Kilconquhar is a village and parish in Fife in Scotland. It includes the small hamlet of Barnyards. It is bounded by the parishes of Elie, Ceres, Cameron, St Monans, Carnbee, Newburn and Largo. It is approximately 9 miles from north to south. Much of the land is agricultural or wooded. The village itself is situated inland, north of Kilconquhar Loch. Also in the civil parish are Colinsburgh and Largoward, the latter since 1860 being a separate ecclesiastical parish. The coastal village and royal burgh of Earlsferry was formerly in the parish, but in 1891 the burgh and that part of the parish south of the Fife Coast Railway line and Cocklemill Burn was transferred to the parish of Elie.
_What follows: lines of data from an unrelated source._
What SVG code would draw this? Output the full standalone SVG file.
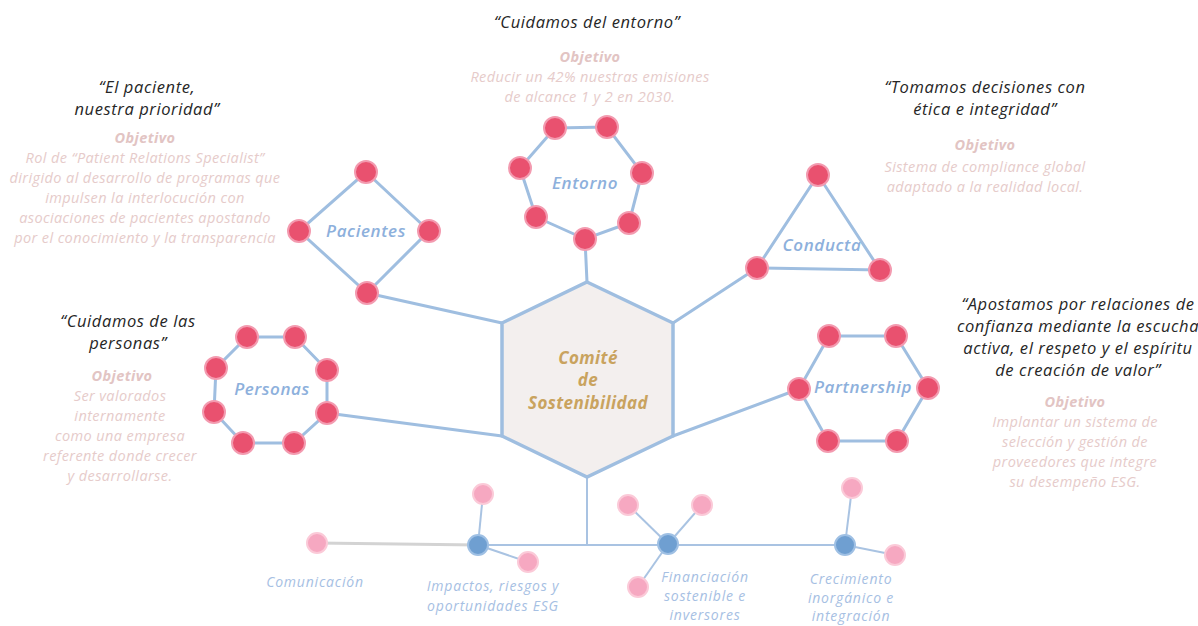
<svg xmlns="http://www.w3.org/2000/svg" width="1198" height="626" viewBox="0 0 1198 626">
  <defs>
    <style>
      .link { fill: none; stroke: #9fbee0; stroke-width: 3; stroke-linecap: round; }
      .thin { fill: none; stroke: #a9c3e2; stroke-width: 2; }
      .grey { fill: none; stroke: #d3d3d3; stroke-width: 3; }
      .hub { fill: #f3efee; stroke: #9fbee0; stroke-width: 3.5; stroke-linejoin: miter; }
      .dot { fill: #e9516f; stroke: #f39bb0; stroke-width: 2; }
      .soft { fill: #f6a8c1; stroke: #fbcad8; stroke-width: 2; }
      .blue { fill: #6f9fd1; stroke: #9fc0e4; stroke-width: 2; }
      text { font-family: "Open Sans", "Liberation Sans", sans-serif; text-anchor: middle; font-style: italic; }
      .quote { font-size: 16.5px; fill: #262626; letter-spacing: 0.6px; }
      .goal { font-size: 14.5px; fill: #e6cbca; letter-spacing: 0.4px; }
      .goal-h { font-size: 14.5px; fill: #e2c4c3; font-weight: 700; letter-spacing: 0.4px; }
      .name { font-size: 17px; font-weight: 600; fill: #8db0dc; letter-spacing: 0.6px; }
      .hub-t { font-size: 17px; font-weight: 700; fill: #c9a35e; letter-spacing: 0.4px; }
      .sub { font-size: 14px; fill: #a6c0e3; letter-spacing: 0.8px; }
    </style>
  </defs>

  <!-- connectors -->
  <g id="connectors">
    <!-- hub to clusters -->
    <line class="link" x1="502" y1="323" x2="367" y2="293"/>
    <line class="link" x1="587" y1="282" x2="585" y2="239"/>
    <line class="link" x1="673" y1="323" x2="757" y2="268"/>
    <line class="link" x1="502" y1="436" x2="327" y2="413"/>
    <line class="link" x1="673" y1="436" x2="799" y2="389"/>
    <!-- hub to bottom branch -->
    <line class="thin" x1="587" y1="477" x2="587" y2="545"/>
    <line class="grey" x1="317" y1="543" x2="478" y2="545"/>
    <line class="thin" x1="478" y1="545" x2="845" y2="545"/>
    <!-- bottom spokes -->
    <line class="thin" x1="478" y1="545" x2="483" y2="494"/>
    <line class="thin" x1="478" y1="545" x2="528" y2="562"/>
    <line class="thin" x1="668" y1="544" x2="628" y2="505"/>
    <line class="thin" x1="668" y1="544" x2="702" y2="505"/>
    <line class="thin" x1="668" y1="544" x2="638" y2="587"/>
    <line class="thin" x1="845" y1="545" x2="852" y2="488"/>
    <line class="thin" x1="845" y1="545" x2="895" y2="555"/>
  </g>

  <!-- central committee -->
  <g id="hub">
    <polygon class="hub" points="587,282 673,323 673,436 587,477 502,436 502,323"/>
    <text class="hub-t" x="588" y="364">Comité</text>
    <text class="hub-t" x="588" y="386">de</text>
    <text class="hub-t" x="588" y="409">Sostenibilidad</text>
  </g>

  <!-- Pacientes -->
  <g id="pacientes">
    <polygon class="link" points="366,172 429,231 367,293 299,231"/>
    <circle class="dot" cx="366" cy="172" r="11"/>
    <circle class="dot" cx="429" cy="231" r="11"/>
    <circle class="dot" cx="367" cy="293" r="11"/>
    <circle class="dot" cx="299" cy="231" r="11"/>
    <text class="name" x="366" y="237">Pacientes</text>
  </g>

  <!-- Entorno -->
  <g id="entorno">
    <polygon class="link" points="555,128 607,127 642,173 629,223 585,239 536,217 520,168"/>
    <circle class="dot" cx="555" cy="128" r="11"/>
    <circle class="dot" cx="607" cy="127" r="11"/>
    <circle class="dot" cx="642" cy="173" r="11"/>
    <circle class="dot" cx="629" cy="223" r="11"/>
    <circle class="dot" cx="585" cy="239" r="11"/>
    <circle class="dot" cx="536" cy="217" r="11"/>
    <circle class="dot" cx="520" cy="168" r="11"/>
    <text class="name" x="585" y="189">Entorno</text>
  </g>

  <!-- Conducta -->
  <g id="conducta">
    <polygon class="link" points="818,175 880,270 757,268"/>
    <circle class="dot" cx="818" cy="175" r="11"/>
    <circle class="dot" cx="880" cy="270" r="11"/>
    <circle class="dot" cx="757" cy="268" r="11"/>
    <text class="name" x="822" y="251">Conducta</text>
  </g>

  <!-- Personas -->
  <g id="personas">
    <polygon class="link" points="247,337 295,337 327,370 327,413 294,443 243,443 214,412 216,368"/>
    <circle class="dot" cx="247" cy="337" r="11"/>
    <circle class="dot" cx="295" cy="337" r="11"/>
    <circle class="dot" cx="327" cy="370" r="11"/>
    <circle class="dot" cx="327" cy="413" r="11"/>
    <circle class="dot" cx="294" cy="443" r="11"/>
    <circle class="dot" cx="243" cy="443" r="11"/>
    <circle class="dot" cx="214" cy="412" r="11"/>
    <circle class="dot" cx="216" cy="368" r="11"/>
    <text class="name" x="272" y="395">Personas</text>
  </g>

  <!-- Partnership -->
  <g id="partnership">
    <polygon class="link" points="829,336 896,336 928,388 897,441 828,441 799,389"/>
    <circle class="dot" cx="829" cy="336" r="11"/>
    <circle class="dot" cx="896" cy="336" r="11"/>
    <circle class="dot" cx="928" cy="388" r="11"/>
    <circle class="dot" cx="897" cy="441" r="11"/>
    <circle class="dot" cx="828" cy="441" r="11"/>
    <circle class="dot" cx="799" cy="389" r="11"/>
    <text class="name" x="863" y="393">Partnership</text>
  </g>

  <!-- bottom branch -->
  <g id="comunicacion">
    <circle class="soft" cx="317" cy="543" r="10"/>
    <text class="sub" x="315" y="587">Comunicación</text>
  </g>
  <g id="impactos">
    <circle class="soft" cx="483" cy="494" r="10"/>
    <circle class="soft" cx="528" cy="562" r="10"/>
    <circle class="blue" cx="478" cy="545" r="10"/>
    <text class="sub" x="493" y="591">Impactos, riesgos y</text>
    <text class="sub" x="493" y="611">oportunidades ESG</text>
  </g>
  <g id="financiacion">
    <circle class="soft" cx="628" cy="505" r="10"/>
    <circle class="soft" cx="702" cy="505" r="10"/>
    <circle class="soft" cx="638" cy="587" r="10"/>
    <circle class="blue" cx="668" cy="544" r="10"/>
    <text class="sub" x="705" y="582">Financiación</text>
    <text class="sub" x="705" y="601">sostenible e</text>
    <text class="sub" x="705" y="620">inversores</text>
  </g>
  <g id="crecimiento">
    <circle class="soft" cx="852" cy="488" r="10"/>
    <circle class="soft" cx="895" cy="555" r="10"/>
    <circle class="blue" cx="845" cy="545" r="10"/>
    <text class="sub" x="851" y="584">Crecimiento</text>
    <text class="sub" x="851" y="603">inorgánico e</text>
    <text class="sub" x="851" y="621">integración</text>
  </g>

  <!-- statements and goals -->
  <g id="txt-entorno">
    <text class="quote" x="587" y="28">“Cuidamos del entorno”</text>
    <text class="goal-h" x="590" y="62">Objetivo</text>
    <text class="goal" x="590" y="82">Reducir un 42% nuestras emisiones</text>
    <text class="goal" x="590" y="102">de alcance 1 y 2 en 2030.</text>
  </g>
  <g id="txt-pacientes">
    <text class="quote" x="147" y="93">“El paciente,</text>
    <text class="quote" x="147" y="115">nuestra prioridad”</text>
    <text class="goal-h" x="145" y="143">Objetivo</text>
    <text class="goal" x="145" y="163">Rol de “Patient Relations Specialist”</text>
    <text class="goal" x="145" y="183">dirigido al desarrollo de programas que</text>
    <text class="goal" x="145" y="203">impulsen la interlocución con</text>
    <text class="goal" x="145" y="223">asociaciones de pacientes apostando</text>
    <text class="goal" x="145" y="243">por el conocimiento y la transparencia</text>
  </g>
  <g id="txt-conducta">
    <text class="quote" x="985" y="93">“Tomamos decisiones con</text>
    <text class="quote" x="985" y="115">ética e integridad”</text>
    <text class="goal-h" x="985" y="150">Objetivo</text>
    <text class="goal" x="985" y="172">Sistema de compliance global</text>
    <text class="goal" x="985" y="192">adaptado a la realidad local.</text>
  </g>
  <g id="txt-personas">
    <text class="quote" x="128" y="327">“Cuidamos de las</text>
    <text class="quote" x="128" y="349">personas”</text>
    <text class="goal-h" x="122" y="381">Objetivo</text>
    <text class="goal" x="120" y="401">Ser valorados</text>
    <text class="goal" x="120" y="421">internamente</text>
    <text class="goal" x="120" y="441">como una empresa</text>
    <text class="goal" x="120" y="461">referente donde crecer</text>
    <text class="goal" x="120" y="481">y desarrollarse.</text>
  </g>
  <g id="txt-partnership">
    <text class="quote" x="1078" y="310">“Apostamos por relaciones de</text>
    <text class="quote" x="1078" y="332">confianza mediante la escucha</text>
    <text class="quote" x="1078" y="354">activa, el respeto y el espíritu</text>
    <text class="quote" x="1078" y="376">de creación de valor”</text>
    <text class="goal-h" x="1075" y="407">Objetivo</text>
    <text class="goal" x="1075" y="427">Implantar un sistema de</text>
    <text class="goal" x="1075" y="447">selección y gestión de</text>
    <text class="goal" x="1075" y="467">proveedores que integre</text>
    <text class="goal" x="1075" y="487">su desempeño ESG.</text>
  </g>
</svg>
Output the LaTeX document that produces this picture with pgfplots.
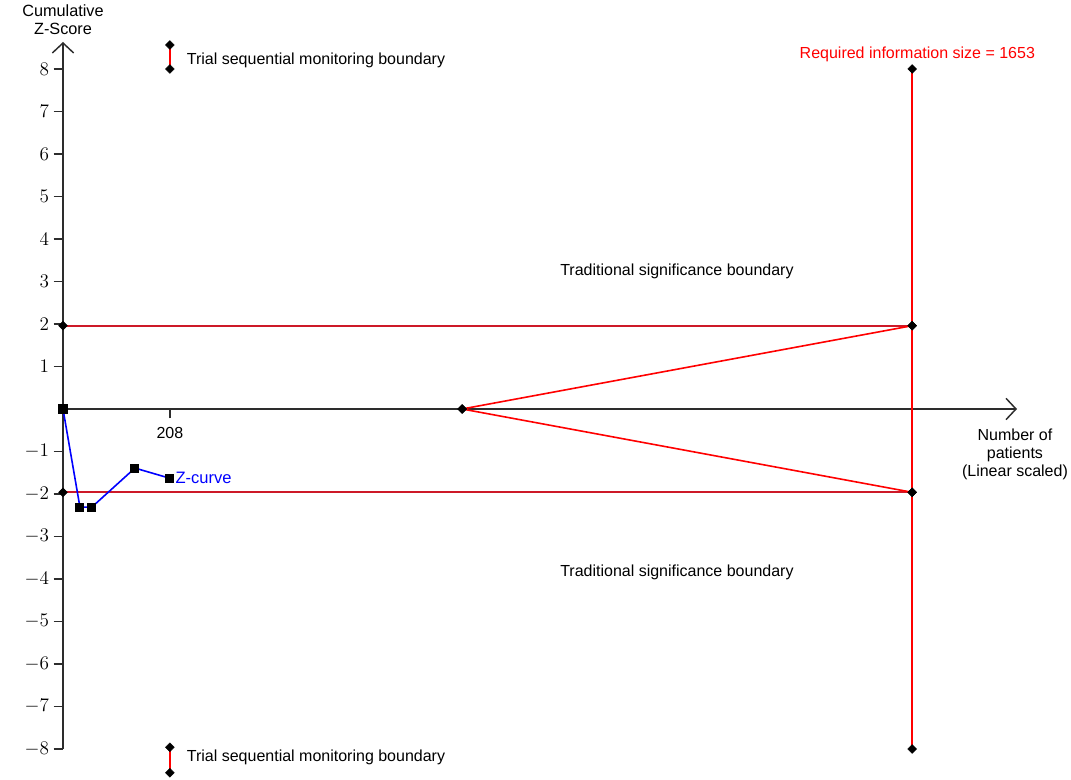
\documentclass[border=0pt]{standalone}
\usepackage{fontspec}
\setmainfont{Liberation Sans}
\usepackage{pgfplots}
\pgfplotsset{compat=1.18}
\usetikzlibrary{arrows.meta}
\definecolor{tsared}{RGB}{255,0,0}
\definecolor{convred}{RGB}{205,25,40}
\definecolor{zblue}{RGB}{0,0,255}
\definecolor{axisgray}{RGB}{45,45,45}
\pgfplotsset{
  dia/.style={mark=square*, mark size=2.3pt, mark options={black, fill=black, rotate=45, line width=0.4pt}},
}

\begin{document}
\begin{tikzpicture}
\begin{axis}[
  scale only axis, width=715.5pt, height=530.25pt,
  xmin=0, xmax=1857, ymin=-8, ymax=8.635,
  axis x line=middle, axis y line=left,
  clip=false,
  every inner x axis line/.style={-{Straight Barb[length=7.5pt,width=16pt]}},
  every outer y axis line/.style={-{Straight Barb[length=7.5pt,width=16pt]}},
  axis line style={line width=1.1pt, draw=axisgray},
  xtick={208}, xticklabels={208},
  ytick={-8,-7,-6,-5,-4,-3,-2,-1,1,2,3,4,5,6,7,8},
  tick align=outside, major tick length=7pt,
  tick style={line width=1pt, draw=axisgray},
  yticklabel style={font=\fontsize{13.5}{14}\selectfont, xshift=0pt},
  xticklabel style={font=\fontsize{12}{13}\selectfont, yshift=-3pt},
]
% conventional boundaries
\addplot[draw=convred, line width=1.4pt, dia] coordinates {(0,1.96) (1653,1.96)};
\addplot[draw=convred, line width=1.4pt, dia] coordinates {(0,-1.96) (1653,-1.96)};
% futility wedge
\addplot[draw=tsared, line width=1.2pt, dia] coordinates {(777,0) (1653,1.96)};
\addplot[draw=tsared, line width=1.2pt, dia] coordinates {(777,0) (1653,-1.96)};
% required information size
\addplot[draw=tsared, line width=1.2pt, dia] coordinates {(1653,-8) (1653,8)};
% legend glyphs
\addplot[draw=tsared, line width=1.1pt, dia] coordinates {(208,8.0) (208,8.565)};
\addplot[draw=tsared, line width=1.1pt, dia] coordinates {(208,-7.96) (208,-8.56)};
% Z-curve
\addplot[draw=zblue, line width=1.2pt, mark=square*, mark options={black, fill=black}, mark size=2.8pt] coordinates {
  (0,0) (33,-2.31) (56,-2.31) (140,-1.39) (208,-1.63)};

\node[font=\fontsize{12}{14}\selectfont, anchor=west] at (axis cs:232,8.21) {Trial sequential monitoring boundary};
\node[font=\fontsize{12}{14}\selectfont, anchor=west] at (axis cs:232,-8.19) {Trial sequential monitoring boundary};
\node[font=\fontsize{12}{14}\selectfont] at (axis cs:1195,3.25) {Traditional significance boundary};
\node[font=\fontsize{12}{14}\selectfont] at (axis cs:1195,-3.84) {Traditional significance boundary};
\node[font=\fontsize{12}{14}\selectfont, text=tsared] at (axis cs:1663,8.35) {Required information size = 1653};
\node[font=\fontsize{12.4}{14}\selectfont, text=zblue, anchor=west] at (axis cs:210,-1.61) {Z-curve};
\node[font=\fontsize{12.2}{13.5}\selectfont, align=center, anchor=south] at (axis cs:0,8.70) {Cumulative\\Z-Score};
\node[font=\fontsize{12}{13.5}\selectfont, align=center, anchor=north] at (axis cs:1853,-0.36) {Number of\\patients\\(Linear scaled)};
\end{axis}
\pgfresetboundingbox
\path[use as bounding box] (-47.25pt,-22.5pt) rectangle (756pt,561.75pt);
\end{tikzpicture}
\end{document}
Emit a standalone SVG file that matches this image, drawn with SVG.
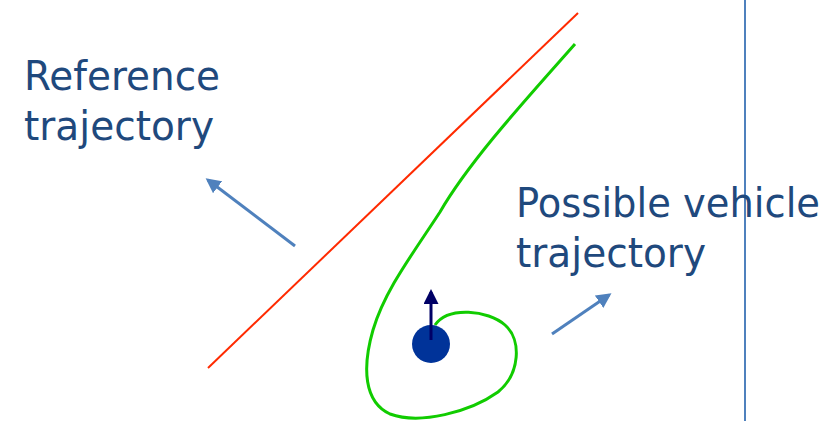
<svg xmlns="http://www.w3.org/2000/svg" width="838" height="421" viewBox="0 0 838 421">
<style>
.lbl{font-family:"DejaVu Sans",Verdana,sans-serif;font-size:41px;fill:#1F497D}
.ptr{stroke:#4F81BD;stroke-width:3;fill:none;marker-end:url(#ah)}
</style>
<defs>
<marker id="ah" viewBox="0 0 10 10" refX="8" refY="5" markerWidth="5" markerHeight="5" orient="auto" markerUnits="strokeWidth">
<path d="M0,0 L10,5 L0,10 z" fill="#4F81BD"/>
</marker>
<marker id="nh" viewBox="0 0 10 10" refX="8" refY="5" markerWidth="5" markerHeight="5" orient="auto" markerUnits="strokeWidth">
<path d="M0,0 L10,5 L0,10 z" fill="#000066"/>
</marker>
</defs>
<rect width="838" height="421" fill="#fff"/>
<g id="wall"><line x1="745" y1="0" x2="745" y2="421" stroke="#4F81BD" stroke-width="2"/></g>
<g id="reference-trajectory"><line x1="208" y1="368" x2="578" y2="13" stroke="#FF2A00" stroke-width="2"/></g>
<g id="vehicle-trajectory"><path d="M575,44 C530,95 470,160 440,212 C412,255 385,290 373,330 C362,368 364,402 390,414 C420,425 470,412 498,392 C520,374 522,340 505,325 C488,310 448,306 435,325" fill="none" stroke="#11CC00" stroke-width="3"/></g>
<g id="vehicle">
<circle cx="431" cy="344" r="19" fill="#003399"/>
<line x1="431" y1="340" x2="431" y2="292" stroke="#000066" stroke-width="3" marker-end="url(#nh)"/>
</g>
<g id="connectors">
<line class="ptr" x1="295" y1="246" x2="208" y2="180"/>
<line class="ptr" x1="552" y1="334" x2="609" y2="295"/>
</g>
<g id="label-reference">
<text class="lbl" x="24" y="90" textLength="196" lengthAdjust="spacingAndGlyphs">Reference</text>
<text class="lbl" x="24" y="140" textLength="190" lengthAdjust="spacingAndGlyphs">trajectory</text>
</g>
<g id="label-vehicle">
<text class="lbl" x="516" y="217" textLength="304" lengthAdjust="spacingAndGlyphs">Possible vehicle</text>
<text class="lbl" x="516" y="267" textLength="190" lengthAdjust="spacingAndGlyphs">trajectory</text>
</g>
</svg>
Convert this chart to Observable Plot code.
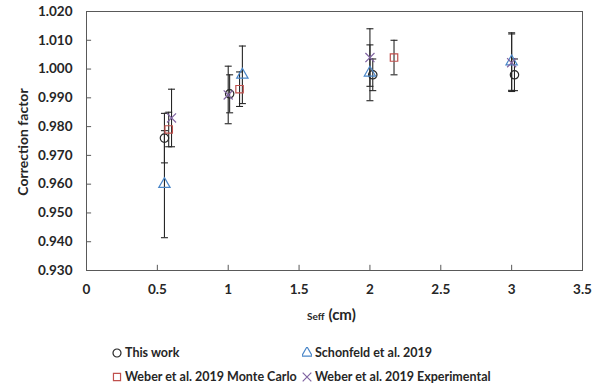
<!DOCTYPE html>
<html><head><meta charset="utf-8">
<script src="https://cdn.jsdelivr.net/npm/d3@7"></script>
<script src="https://cdn.jsdelivr.net/npm/@observablehq/plot@0.6"></script>
<style>
body{margin:0;background:#fff;font-family:Lato,"Liberation Sans",sans-serif;}
#wrap{position:relative;width:601px;height:388px;overflow:hidden;}
#ylab{position:absolute;left:22px;top:142px;transform:translate(-50%,-50%) rotate(-90deg);font-weight:bold;font-size:14px;color:#262626;white-space:nowrap;}
#xlab{position:absolute;left:307px;top:304px;font-weight:bold;color:#262626;white-space:nowrap;}
.leg{position:absolute;font-weight:bold;font-size:12.5px;color:#262626;white-space:nowrap;display:flex;align-items:center;}
.leg svg{margin-right:3px;}
</style></head>
<body><div id="wrap">
<div id="chart"></div>
<div id="ylab">Correction factor</div>
<div id="xlab"><span style="font-size:10px">Seff</span> <span style="font-size:15px">(cm)</span></div>
<div id="legend"></div>
</div>
<script>
const seriesNames = ["This work","Schonfeld et al. 2019","Weber et al. 2019 Monte Carlo","Weber et al. 2019 Experimental"];
const seriesColors = ["#262626","#4a86c8","#c0504d","#8064a2"];
const seriesSymbols = ["circle","triangle","square","times"];

const thisX = [0.55, 1.01, 2.02, 3.02];
const thisY = [0.976, 0.9914, 0.998, 0.998];
const thisErr = [0.0086, 0.0066, 0.0055, 0.0055];

const schX = [0.55, 1.10, 2.00, 3.00];
const schY = [0.960, 0.998, 0.9987, 1.0026];
const schErr = [0.0186, 0.010, 0.0097, 0.010];

const mcX = [0.58, 1.08, 2.17];
const mcY = [0.979, 0.993, 1.004];
const mcErr = [0.006, 0.006, 0.006];

const expX = [0.60, 1.00, 2.00, 3.00];
const expY = [0.983, 0.991, 1.004, 1.0022];
const expErr = [0.010, 0.010, 0.010, 0.010];

const xTicks = [0, 0.5, 1, 1.5, 2, 2.5, 3, 3.5];
const yTicks = [0.93, 0.94, 0.95, 0.96, 0.97, 0.98, 0.99, 1.00, 1.01, 1.02];

const groups = [[thisX,thisY,thisErr],[schX,schY,schErr],[mcX,mcY,mcErr],[expX,expY,expErr]];
const data = [];
groups.forEach((g,i)=>g[0].forEach((x,j)=>data.push({s:seriesNames[i],x,y:g[1][j],e:g[2][j]})));

const capSymbol = {draw(ctx,size){ctx.moveTo(-3.5,0);ctx.lineTo(3.5,0);}};
const ink = "#262626";

const chart = Plot.plot({
  width: 601, height: 330,
  marginLeft: 86, marginRight: 19, marginTop: 11, marginBottom: 60,
  style: {fontFamily: "Lato, 'Liberation Sans', sans-serif", fontWeight: "bold", fontSize: "13.5px", color: "#262626"},
  x: {domain: [0, 3.5]},
  y: {domain: [0.93, 1.02]},
  symbol: {domain: seriesNames, range: seriesSymbols},
  color: {domain: seriesNames, range: seriesColors},
  marks: [
    Plot.axisX({ticks: xTicks, tickFormat: d3.format("~g"), tickSize: 0, tickPadding: 14, label: null}),
    Plot.axisY({ticks: yTicks, tickFormat: d3.format(".3f"), tickSize: 0, tickPadding: 14, label: null}),
    Plot.ruleY(yTicks.slice(1,-1), {x1: 0, x2: 0.036, stroke: "#595959"}),
    Plot.ruleX(xTicks.slice(1,-1), {y1: 0.93, y2: 0.9318, stroke: "#595959"}),
    Plot.frame({stroke: "#595959"}),
    Plot.ruleX(data, {x: "x", y1: d=>d.y-d.e, y2: d=>d.y+d.e, stroke: ink, strokeWidth: 1.1}),
    Plot.dot(data, {x: "x", y: d=>d.y+d.e, symbol: capSymbol, stroke: ink, strokeWidth: 1.1}),
    Plot.dot(data, {x: "x", y: d=>d.y-d.e, symbol: capSymbol, stroke: ink, strokeWidth: 1.1}),
    Plot.dot(data, {x: "x", y: "y", symbol: "s", stroke: "s", fill: "none", r: 4.2, strokeWidth: 1.2})
  ]
});
document.getElementById("chart").appendChild(chart);

const legPos = [[112,353],[302,353],[112,377],[302,377]];
const leg = document.getElementById("legend");
seriesNames.forEach((n,i)=>{
  const div = document.createElement("div");
  div.className = "leg";
  div.style.left = legPos[i][0]+"px";
  div.style.top = (legPos[i][1]-8)+"px";
  const sym = d3.symbol(i===0?d3.symbolCircle:i===1?d3.symbolTriangle:i===2?d3.symbolSquare:d3.symbolTimes, Math.PI*16)();
  div.innerHTML = `<svg width="10" height="12" viewBox="-5 -6 10 12"><path d="${sym}" fill="none" stroke="${seriesColors[i]}" stroke-width="1.2"/></svg><span>${n}</span>`;
  leg.appendChild(div);
});
</script>
</body></html>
Kil in the name implies an early Christian origin for the church, but no early remains or carved stones of the period have been identified. The situation of the medieval parish church, on a mound near a loch, is a typical one for early sites. Kilconquhar Parish Church is within the Church of Scotland. The historic church building is still in regular use; it is an exact, but larger scale, copy, of Cockpen and Carrington Parish Church in Midlothian has an unusually tall tower for such a small parish. Mention of Saint Conquhar, a Scottish Saint, is found only in the 15th-century Perth Psalter. His saint's day is noted as May 3. The new church was planned in 1818 and designed by R & R Dickson in 1819, based on Cockpen Church which they had overseen the construction of, following the death of its designer, their employer Richard Crichton. The church opened in 1821. It contains several fine stained glass windows including "The Acts of Charity" by Ward and Hughes installed in 1867 and four biblical warriors installed in the 1920s by Mrs Andrew Grant in memory of her four nephews lost in World War I. The church bell was donated by Robert, son of the Countess Dowager of Crawford, in the mid 19th century, but is an 18th-century bell, formerly in Greenwich Hospital. The remains of Old Kilconquhar Church lie in the churchyard. This was originally called Culdee Church and is first mentioned in 1177. In 1200 Duncan, Earl of Fife bestowed revenues from this church to the Cistercian nunnery in North Berwick. The church was consecrated in 1243 by Bishop de Bernham. In 1499 Patrick Dunbar, Laird of Kilconquhar, set up an altar to "Our Lady of Pitie ".
Other notable buildings
The local pub is the Kinneuchar Inn. It dates from the 18th century. Lochside Farm, Allan Cottage and Woodlands all date from the mid 18th century.